On the other hand Maddy Glenn of Noizze UK anticipates that “the live performance of this epic album is going to be an opportunity not to miss”, giving 9 of the total of 10:
“Synthesis is the first studio album Evanescence have released in the last 7 years and they are undoubtedly back with a bang. The quintet are well known for their impressive soundscapes and big numbers, but this new album redefines the term ‘epic’. The record sees the band collaborating with a full orchestra. With only 2 new songs on the album (Imperfection and Hi-Lo), they have taken old songs from their four studio albums and reworked them. They will be touring the new album in March and April 2018, accompanied by a full orchestra.

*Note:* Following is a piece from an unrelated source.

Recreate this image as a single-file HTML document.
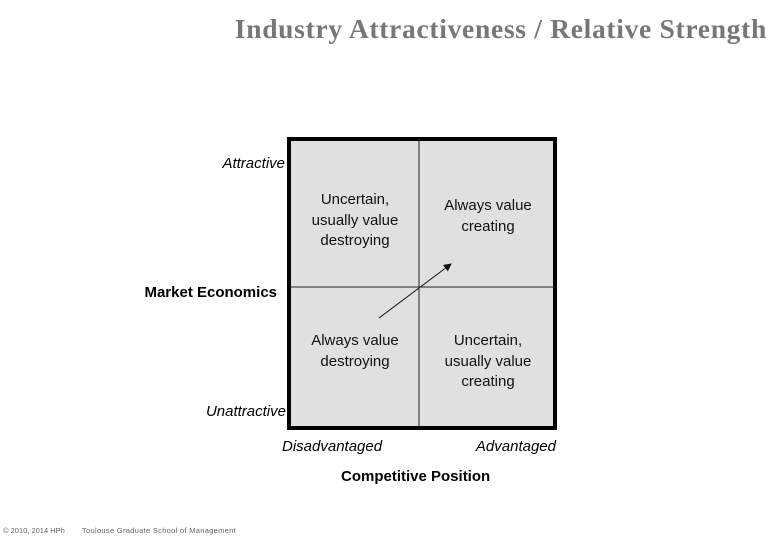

In a new interview with Amy Lee for TeamRock she talks about growing up, being cool, and sexuality in music. Check it out:
Synthesis revisits the old songs. Do you remember how it felt to be twenty years old and working on Fallen?
Unfortunately yes [laughs]. How would I describe myself back then? Wide-eyed, full of huge dreams, fairly insecure. But I think that’s pretty common. When we’re young we feel like we’re the only ones that kinda hate ourselves. I remember struggling with feeling like I didn’t deserve to be where I was. So definitely an emotional, hormonal moment. I still have a lot of big feelings, but it seems like the whole world is falling down around you sometimes when you’re a kid.
Didn’t being hugely successful make the problems go away?
No! Having lots of people all over the world touched by our music was a dream come true. But to have thousands, even millions, of people feel like they know you in an intimate way, it was difficult. I’m at a place in my life now where I think I’m pretty good at dealing with it. That whole thing, it’s not so scary any more. But it was scary in the beginning, for sure.